Suppose that $X \in \mathbb{R}^n$ is a multivariate normal with a covariance given by the identity $I$ . Also, let $S_r$ be an $n$- dimensional sphere with radius $r$. How to compute $Pr[ X\in S_r]$?
In my attempt \begin{align} Pr[ X\in S_r]=\int_{S_r} \frac{1}{\sqrt{(2 \pi)^n n}} e^{-\frac{1}{2} x^T x} dx = \int_{S_r} \prod_{i=1}^n \frac{1}{\sqrt{2 \pi}} e^{-\frac{x_i^2}{2} } dx_1dx_2...dx_n \end{align}
However, I am not sure how to do the above integration.
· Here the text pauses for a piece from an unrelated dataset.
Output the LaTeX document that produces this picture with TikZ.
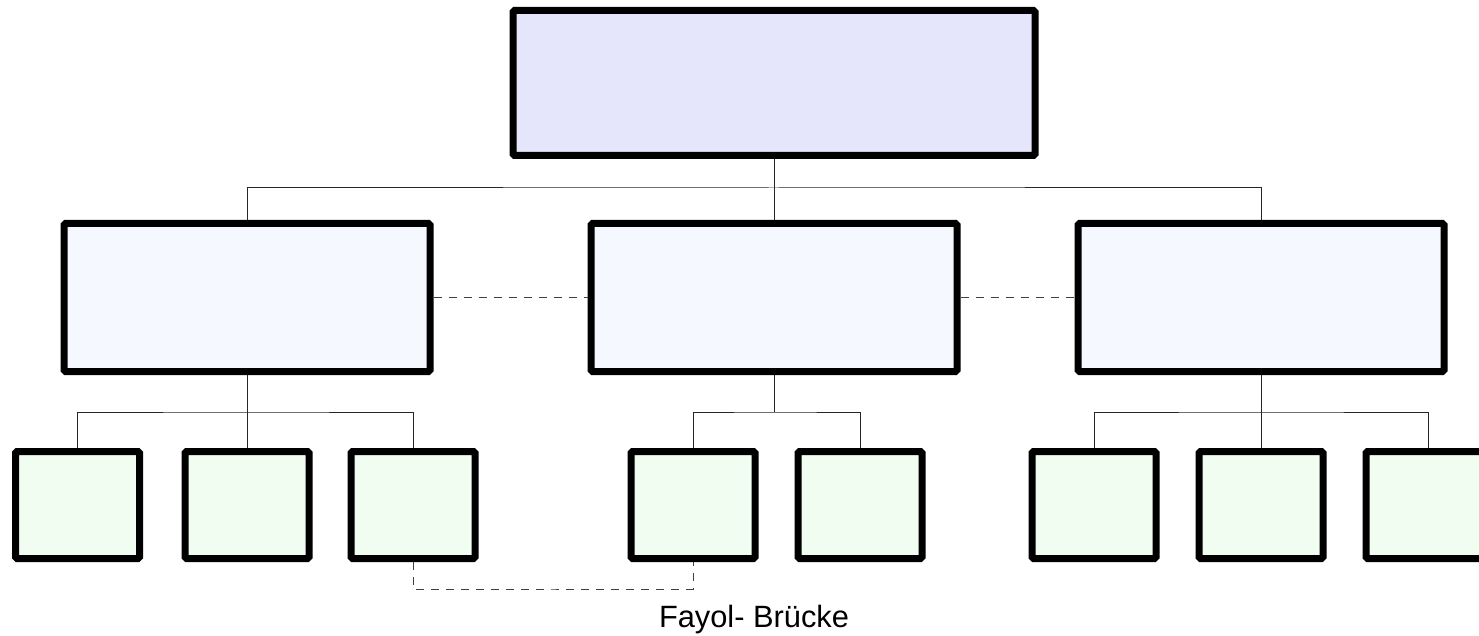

Specifically, how to write limits of each integral. I think the answer should be roughly $1- epx(-r^2/n)$
\begin{align} \textsf P(X\in S_r)=\frac{\int_0^r\exp\left(-\frac12x^2\right)x^{n-1}\mathrm dx}{\int_0^\infty\exp\left(-\frac12x^2\right)x^{n-1}\mathrm dx}=\frac2{2^{\frac n2}\Gamma\left(\frac n2\right)}\int_0^r\exp\left(-\frac12x^2\right)x^{n-1}\mathrm dx\;. \end{align}
$x$ is the radial coordinate, I just couldn't call it $r$ because you'd already used that. You can perform the integration by repeatedly integrating by parts.